CUDA Runtime interactions#

Some runtime objects have a non-owning _ref counterpart (for example, stream and stream_ref). Prefer the owning type for lifetime management, and use the _ref type for code that would otherwise accept a C++ reference but needs to interoperate with existing CUDA Runtime code.

CCCL runtime types that wrap CUDA Runtime handles support interoperating with CUDA Runtime handles via get(), constructors that accept native handles, release(), and from_native_handle helpers. This makes it straightforward to bridge between cccl-runtime APIs and existing CUDA Runtime code without losing ownership clarity.

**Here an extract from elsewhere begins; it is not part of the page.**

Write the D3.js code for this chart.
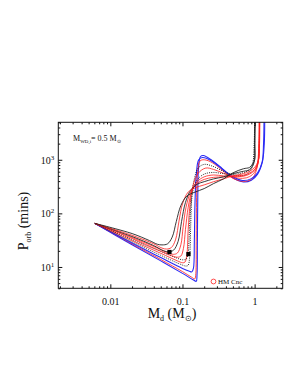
<!DOCTYPE html>
<html>
<head>
<meta charset="utf-8">
<script src="https://cdn.jsdelivr.net/npm/d3@7"></script>
<style>
body { margin: 0; background: #fff; }
text { font-family: 'Liberation Serif', 'Times New Roman', serif; fill: #111; }
</style>
</head>
<body>
<script>
// tick values and labels
const xTicks = [0.01, 0.1, 1]
const xTickLabels = ['0.01', '0.1', '1']
const yTicks = [10, 100, 1000]
const yTickExps = ['1', '2', '3']

// evolutionary tracks, [M_d, P_orb] (bottom -> top at the left)
const blue_a = [[0.0061,65],[0.02,26],[0.05,13],[0.1,7.6],[0.14,5.8],[0.155,5.4],[0.159,7],[0.161,30],[0.163,200],[0.167,700],[0.178,1150],[0.195,1200],[0.25,1000],[0.35,700],[0.5,460],[0.7,385],[0.9,415],[1.1,540],[1.28,900],[1.36,2000],[1.38,6000]]
const red_a = [[0.0061,65],[0.02,27],[0.05,13.8],[0.1,8.2],[0.135,6.4],[0.148,6.0],[0.153,7.5],[0.155,30],[0.157,200],[0.162,600],[0.175,950],[0.2,1000],[0.26,880],[0.36,630],[0.5,450],[0.7,395],[0.9,430],[1.0,520],[1.12,900],[1.17,2000],[1.18,6000]]
const blue_b = [[0.0061,65],[0.02,28],[0.05,15],[0.1,9.4],[0.125,8.3],[0.135,8.1],[0.142,9.5],[0.146,30],[0.149,150],[0.155,500],[0.168,1000],[0.19,1100],[0.25,960],[0.35,680],[0.5,480],[0.68,410],[0.9,445],[1.1,570],[1.27,900],[1.33,2000],[1.35,6000]]
const dot_a = [[0.0061,65],[0.02,29.5],[0.05,16.5],[0.09,11.5],[0.112,10.4],[0.12,10.8],[0.126,16],[0.13,60],[0.135,200],[0.145,420],[0.165,700],[0.2,820],[0.26,760],[0.36,620],[0.5,530],[0.65,500],[0.8,550],[0.92,720],[0.97,950],[0.99,2000],[1.0,6000]]
const red_b = [[0.0061,65],[0.02,31],[0.05,18],[0.085,13],[0.1,12],[0.108,12.3],[0.115,17],[0.12,50],[0.128,160],[0.14,330],[0.165,560],[0.21,700],[0.27,660],[0.37,560],[0.5,480],[0.68,450],[0.85,485],[1.0,590],[1.12,900],[1.16,2000],[1.17,6000]]
const dot_b = [[0.0061,65],[0.02,32.5],[0.05,19.5],[0.08,15],[0.1,13.6],[0.112,14],[0.119,16.5],[0.123,30],[0.128,100],[0.138,250],[0.16,420],[0.2,540],[0.27,580],[0.37,550],[0.5,540],[0.65,560],[0.8,620],[0.9,730],[0.96,1000],[0.99,2000],[1.0,6000]]
const red_c = [[0.0061,65],[0.02,34],[0.045,21],[0.07,16.3],[0.085,15.2],[0.095,16],[0.103,22],[0.11,50],[0.12,130],[0.135,260],[0.16,390],[0.2,480],[0.27,520],[0.37,500],[0.5,490],[0.68,490],[0.85,540],[1.0,640],[1.1,900],[1.14,2000],[1.15,6000]]
const red_d = [[0.0061,65],[0.02,35.5],[0.045,22.5],[0.065,18],[0.075,17.2],[0.085,18.2],[0.095,26],[0.102,55],[0.112,130],[0.13,250],[0.16,360],[0.2,430],[0.27,470],[0.37,480],[0.5,500],[0.7,515],[0.85,565],[1.0,660],[1.12,900],[1.16,2000],[1.17,6000]]
const black_a = [[0.0061,65],[0.02,37],[0.04,25],[0.055,20],[0.064,19.2],[0.075,20.5],[0.087,30],[0.097,70],[0.11,160],[0.13,270],[0.16,350],[0.2,390],[0.27,440],[0.37,480],[0.5,550],[0.7,610],[0.85,650],[0.95,790],[1.0,1000],[1.01,2000],[1.02,6000]]
const red_e = [[0.0061,65],[0.02,39],[0.04,27],[0.052,22.5],[0.06,21.6],[0.07,23],[0.08,32],[0.09,75],[0.1,150],[0.12,250],[0.15,300],[0.2,340],[0.27,390],[0.37,440],[0.5,500],[0.7,550],[0.85,610],[1.0,720],[1.12,950],[1.16,2000],[1.17,6000]]
const black_b = [[0.0061,65],[0.02,42],[0.035,31],[0.045,26.5],[0.052,25.8],[0.062,27],[0.072,36],[0.082,70],[0.095,140],[0.115,210],[0.15,250],[0.2,290],[0.27,360],[0.37,440],[0.5,570],[0.7,680],[0.85,720],[0.95,860],[1.0,1000],[1.0,2000],[1.005,6000]]

const trackKinds = ['blue', 'red', 'blue', 'dotted', 'red', 'dotted', 'red', 'red', 'black', 'red', 'black']
const tracks = [blue_a, red_a, blue_b, dot_a, red_b, dot_b, red_c, red_d, black_a, red_e, black_b]

// marked points on the tracks
const markedPoints = [[0.066, 19], [0.121, 17.4]]

let width = 298, height = 385
let plot = {left: 58.3, right: 282.7, top: 122.3, bottom: 288.3}

let svg = d3.select('body').append('svg')
    .attr('width', width)
    .attr('height', height)

let xScale = d3.scaleLog().domain([0.0019, 2.45]).range([plot.left, plot.right])
let yScale = d3.scaleLog().domain([4, 5000]).range([plot.bottom, plot.top])

let styleOf = {
    blue: {stroke: '#2b2bf5', dash: null, w: 1.1},
    red: {stroke: '#ff1a1a', dash: null, w: 0.8},
    black: {stroke: '#222', dash: null, w: 0.9},
    dotted: {stroke: '#111', dash: '1,1.2', w: 0.9}
}

svg.append('clipPath').attr('id', 'clip')
    .append('rect')
    .attr('x', plot.left).attr('y', plot.top)
    .attr('width', plot.right - plot.left).attr('height', plot.bottom - plot.top)

let line = d3.line()
    .x(d => xScale(d[0]))
    .y(d => yScale(d[1]))
    .curve(d3.curveCatmullRom.alpha(0.5))

let lines_g = svg.append('g').attr('clip-path', 'url(#clip)')

tracks.forEach((t, i) => {
    let s = styleOf[trackKinds[i]]
    lines_g.append('path')
        .datum(t)
        .attr('d', line)
        .style('fill', 'none')
        .style('stroke', s.stroke)
        .style('stroke-width', s.w)
        .style('stroke-dasharray', s.dash)
})

svg.append('g').selectAll('path.pt')
    .data(markedPoints)
    .join('path')
    .attr('class', 'pt')
    .attr('transform', d => 'translate(' + xScale(d[0]) + ',' + yScale(d[1]) + ')')
    .attr('d', d3.symbol(d3.symbolSquare, 18))
    .style('fill', '#000')

// frame
svg.append('rect')
    .attr('x', plot.left).attr('y', plot.top)
    .attr('width', plot.right - plot.left).attr('height', plot.bottom - plot.top)
    .style('fill', 'none').style('stroke', '#111').style('stroke-width', 1)

// inward ticks on all four sides
let xMinor = xScale.ticks().filter(d => xTicks.indexOf(d) < 0)
let yMinor = yScale.ticks().filter(d => yTicks.indexOf(d) < 0)

let addAxis = (axis, tr) => {
    let g = svg.append('g').attr('transform', tr).call(axis)
    g.select('.domain').remove()
    g.selectAll('line').style('stroke', '#111')
    return g
}

let bottomAx = addAxis(d3.axisBottom(xScale).tickValues(xTicks).tickSize(-4).tickPadding(10)
    .tickFormat((d, i) => xTickLabels[i]), 'translate(0,' + plot.bottom + ')')
bottomAx.selectAll('text').attr('font-size', 10).attr('font-family', "'Liberation Serif', serif")
addAxis(d3.axisBottom(xScale).tickValues(xMinor).tickSize(-2).tickFormat(''), 'translate(0,' + plot.bottom + ')')
addAxis(d3.axisTop(xScale).tickValues(xTicks).tickSize(-4).tickFormat(''), 'translate(0,' + plot.top + ')')
addAxis(d3.axisTop(xScale).tickValues(xMinor).tickSize(-2).tickFormat(''), 'translate(0,' + plot.top + ')')

let leftAx = addAxis(d3.axisLeft(yScale).tickValues(yTicks).tickSize(-4).tickPadding(10)
    .tickFormat(''), 'translate(' + plot.left + ',0)')
leftAx.selectAll('.tick').append('text')
    .attr('x', -4)
    .attr('dy', '0.35em')
    .attr('text-anchor', 'end')
    .attr('font-size', 10)
    .each(function(d, i) {
        let t = d3.select(this)
        t.append('tspan').text('10')
        t.append('tspan').attr('dy', -4).attr('font-size', 7).text(yTickExps[i])
    })
addAxis(d3.axisLeft(yScale).tickValues(yMinor).tickSize(-2).tickFormat(''), 'translate(' + plot.left + ',0)')
addAxis(d3.axisRight(yScale).tickValues(yTicks).tickSize(-4).tickFormat(''), 'translate(' + plot.right + ',0)')
addAxis(d3.axisRight(yScale).tickValues(yMinor).tickSize(-2).tickFormat(''), 'translate(' + plot.right + ',0)')

// axis titles
let xl = svg.append('text')
    .attr('x', 172).attr('y', 318)
    .attr('text-anchor', 'middle')
    .attr('font-size', 14)
xl.append('tspan').text('M')
xl.append('tspan').attr('dy', 3).attr('font-size', 8).text('d')
xl.append('tspan').attr('dy', -3).text(' (M')
xl.append('tspan').attr('dy', 3).attr('font-size', 8).text('\u2299')
xl.append('tspan').attr('dy', -3).text(')')

let yl = svg.append('text')
    .attr('transform', 'translate(28,221) rotate(-90)')
    .attr('text-anchor', 'middle')
    .attr('font-size', 14)
yl.append('tspan').text('P')
yl.append('tspan').attr('dy', 3).attr('font-size', 8).text('orb')
yl.append('tspan').attr('dy', -3).text(' (mins)')

// annotation
let ann = svg.append('text')
    .attr('x', 73).attr('y', 141)
    .attr('font-size', 8)
ann.append('tspan').text('M')
ann.append('tspan').attr('dy', 2).attr('font-size', 5).text('WD,i')
ann.append('tspan').attr('dy', -2).text('= 0.5 M')
ann.append('tspan').attr('dy', 2).attr('font-size', 5).text('\u2299')

// HM Cnc legend
svg.append('circle')
    .attr('cx', 213.5).attr('cy', 281.5).attr('r', 2.4)
    .style('fill', 'none').style('stroke', '#ff2020').style('stroke-width', 0.8)
svg.append('text')
    .attr('x', 218).attr('y', 284)
    .attr('font-size', 7)
    .text('HM Cnc')
</script>
</body>
</html>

Use get() on both owning and non-owning types. Constructors from native handles are intended for _ref wrappers, while release() and from_native_handle are for owning objects that transfer or assume ownership.

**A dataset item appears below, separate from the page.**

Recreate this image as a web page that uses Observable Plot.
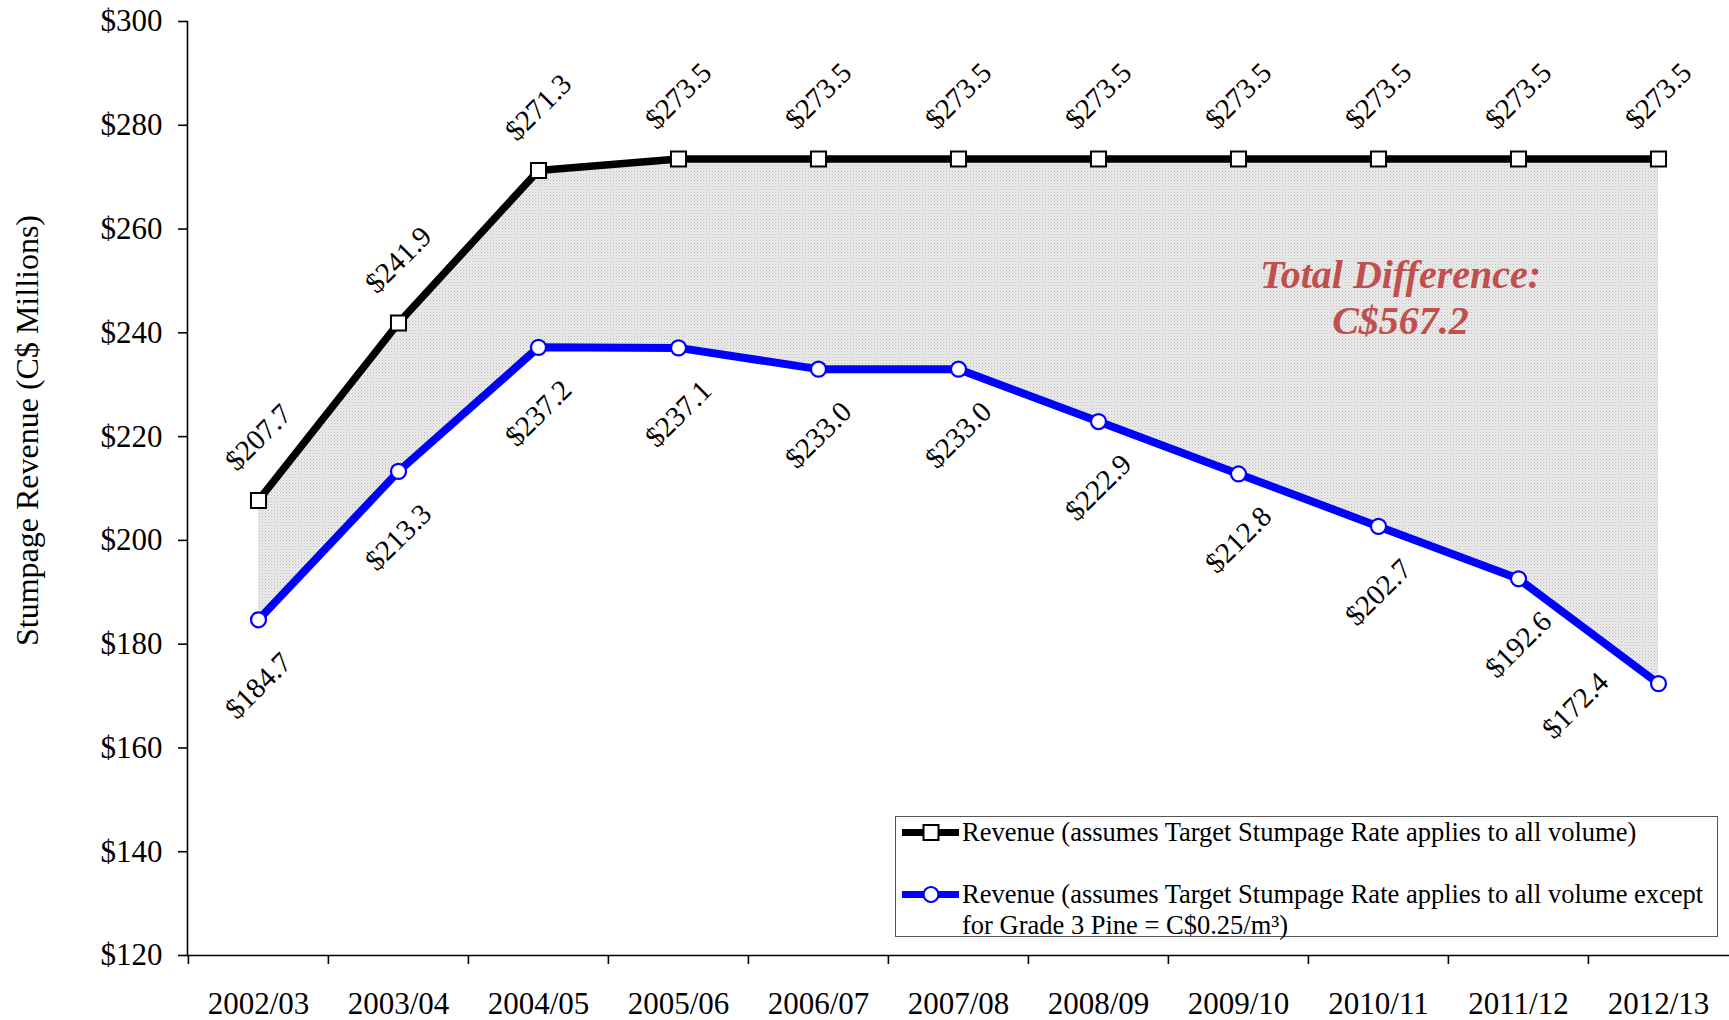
<!DOCTYPE html>
<html><head><meta charset="utf-8">
<script src="https://cdn.jsdelivr.net/npm/d3@7"></script>
<script src="https://cdn.jsdelivr.net/npm/@observablehq/plot@0.6"></script>
<style>
body{margin:0;background:#fff;}
#wrap{position:relative;width:1729px;height:1020px;font-family:"Liberation Serif","Times New Roman",serif;}
#legend{position:absolute;left:895px;top:816px;width:823px;height:121px;border:1.5px solid #555;background:#fff;box-sizing:border-box;font-size:26.5px;color:#000;line-height:31px;}
#legend .row{position:absolute;left:0;display:flex;align-items:flex-start;}
#legend svg{flex:none;}
</style></head>
<body><div id="wrap"><div id="legend"></div></div>
<script>
const years = ["2002/03","2003/04","2004/05","2005/06","2006/07","2007/08","2008/09","2009/10","2010/11","2011/12","2012/13"];
const targetRevenue = [207.7,241.9,271.3,273.5,273.5,273.5,273.5,273.5,273.5,273.5,273.5];
const grade3Revenue = [184.7,213.3,237.2,237.1,233.0,233.0,222.9,212.8,202.7,192.6,172.4];
const yTicks = [120,140,160,180,200,220,240,260,280,300];
const yTitle = "Stumpage Revenue (C$ Millions)";
const seriesNames = [
  "Revenue (assumes Target Stumpage Rate applies to all volume)",
  "Revenue (assumes Target Stumpage Rate applies to all volume except for Grade 3 Pine = C$0.25/m³)"
];
const legendLines2 = ["Revenue (assumes Target Stumpage Rate applies to all volume except", "for Grade 3 Pine = C$0.25/m³)"];
const annotationText = "Total Difference:\nC$567.2";
const annotationX = "2010/11";
const annotationY = 247;

const data = years.map((year, i) => ({year, target: targetRevenue[i], grade3: grade3Revenue[i]}));
const fmt = v => "$" + v.toFixed(1);

const W = 1729, H = 1020, mL = 187, mR = 0, mT = 21, mB = 65;
const bw = (W - mL - mR) / years.length;
const last = years.length - 1;

const chart = Plot.plot({
  width: W, height: H,
  marginLeft: mL, marginRight: mR, marginTop: mT, marginBottom: mB,
  style: {fontFamily: "'Liberation Serif','Times New Roman',serif", fontSize: "31px", color: "#000", background: "white"},
  x: {type: "band", domain: years, padding: 0, label: null},
  y: {domain: [120, 300], label: null},
  marks: [
    Plot.areaY(data, {x: "year", y1: "grade3", y2: "target", fill: "url(#stipple)"}),
    Plot.frame({anchor: "left", stroke: "#000", strokeWidth: 1.6}),
    Plot.frame({anchor: "bottom", stroke: "#000", strokeWidth: 1.6}),
    Plot.axisY({ticks: yTicks, tickFormat: d => "$" + d, tickSize: 9, tickPadding: 16, fontSize: 31, strokeWidth: 1.6}),
    Plot.axisX({tickSize: 0, tickPadding: 36, fontSize: 31}),
    Plot.ruleX(years, {x: d => d, y1: 120, y2: 120, dx: -bw / 2, insetBottom: -9, stroke: "#000", strokeWidth: 1.6}),
    Plot.text([yTitle], {text: d => d, frameAnchor: "left", textAnchor: "middle", dx: -160, dy: -58, rotate: -90, fontSize: 32}),
    Plot.line(data, {x: "year", y: "target", stroke: "#000", strokeWidth: 7.5}),
    Plot.line(data, {x: "year", y: "grade3", stroke: "#0000ff", strokeWidth: 8}),
    Plot.dot(data, {x: "year", y: "target", symbol: "square", r: 8.5, fill: "white", stroke: "#000", strokeWidth: 2}),
    Plot.dot(data, {x: "year", y: "grade3", symbol: "circle", r: 7.5, fill: "white", stroke: "#0000ff", strokeWidth: 2.2}),
    Plot.text(data, {x: "year", y: "target", text: d => fmt(d.target), rotate: -45, dy: -63, fontSize: 29}),
    Plot.text(data, {filter: (d, i) => i !== last, x: "year", y: "grade3", text: d => fmt(d.grade3), rotate: -45, dy: 66, fontSize: 29}),
    Plot.text(data, {filter: (d, i) => i === last, x: "year", y: "grade3", text: d => fmt(d.grade3), rotate: -45, dx: -83, dy: 22, fontSize: 29}),
    Plot.text([annotationText], {x: () => annotationX, y: () => annotationY, text: d => d, dx: 22, fill: "#c0504d", fontSize: 40, fontWeight: "bold", fontStyle: "italic", lineHeight: 1.15})
  ]
});
// stipple pattern for the difference area
const defs = d3.select(chart).insert("defs", ":first-child");
const pat = defs.append("pattern").attr("id", "stipple").attr("patternUnits", "userSpaceOnUse").attr("width", 3).attr("height", 3);
pat.append("rect").attr("width", 3).attr("height", 3).attr("fill", "#ebebeb");
pat.append("rect").attr("width", 1).attr("height", 1).attr("fill", "#bdbdbd");
pat.append("rect").attr("x", 1.5).attr("y", 1.5).attr("width", 1).attr("height", 1).attr("fill", "#d0d0d0");

const wrap = document.getElementById("wrap");
wrap.insertBefore(chart, wrap.firstChild);

// legend
const legend = d3.select("#legend");
function sample(row, stroke, symbol) {
  const svg = row.append("svg").attr("width", 66).attr("height", 31);
  svg.append("line").attr("x1", 6).attr("x2", 63).attr("y1", 15.5).attr("y2", 15.5).attr("stroke", stroke).attr("stroke-width", 7);
  if (symbol === "square") svg.append("rect").attr("x", 27.5).attr("y", 8).attr("width", 15).attr("height", 15).attr("fill", "white").attr("stroke", stroke).attr("stroke-width", 2);
  else svg.append("circle").attr("cx", 35).attr("cy", 15.5).attr("r", 7.5).attr("fill", "white").attr("stroke", stroke).attr("stroke-width", 2.2);
}
const r1 = legend.append("div").attr("class", "row").style("top", "0px");
sample(r1, "#000", "square");
r1.append("div").text(seriesNames[0]);
const r2 = legend.append("div").attr("class", "row").style("top", "62px");
sample(r2, "#0000ff", "circle");
r2.append("div").html(legendLines2[0] + "<br>" + legendLines2[1]);
</script>
</body></html>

Example: handle interop patterns#

#include <cuda/stream>

void use_handle_interop(cuda::device_ref device, cudaStream_t raw_stream) {
  // _ref from native handle (non-owning).
  cuda::stream_ref borrowed{raw_stream};

  // Universal handle access.
  assert(borrowed.get() == raw_stream);

  // Owning from native handle (assumes ownership).
  auto owned = cuda::stream::from_native_handle(raw_stream);

  assert(owned.get() == raw_stream);

  // Release ownership back to CUDA Runtime.
  cudaStream_t released = owned.release();

  assert(released == raw_stream);
}

Device selection#

The Runtime API emphasizes explicit device selection. Most entry points take a cuda::device_ref or a device-bound resource (such as cuda::stream{device}) rather than relying on implicit global state like cudaSetDevice. This makes device ownership and lifetime clearer, especially in multi-GPU code.

The current device can still be set via the CUDA Runtime, but cccl-runtime APIs ignore that global state and require an explicit device argument. cccl-runtime also does not provide APIs that read or mutate the current device, by design.

Default stream interop#

The CUDA default (NULL) stream is not exposed as a first-class runtime object because it is tied to implicit per-device state and encourages hidden dependencies. Instead, it can be wrapped into cuda::stream_ref when needed for interop.

Note

When wrapping the NULL stream, the current device must be set explicitly first. CUDA binds the NULL stream to the active device, so the wrapper must be created after selecting the correct device.

Example: wrapping the default stream#

#include <cuda/stream>

void use_default_stream(int device_id) {
  cudaSetDevice(device_id);

  cuda::stream_ref default_stream{cudaStreamPerThread};
  // Use default_stream with cccl-runtime APIs.
}

The above applies to Driver API interop cases as well, where the current context must be managed by the user rather than the current device setting.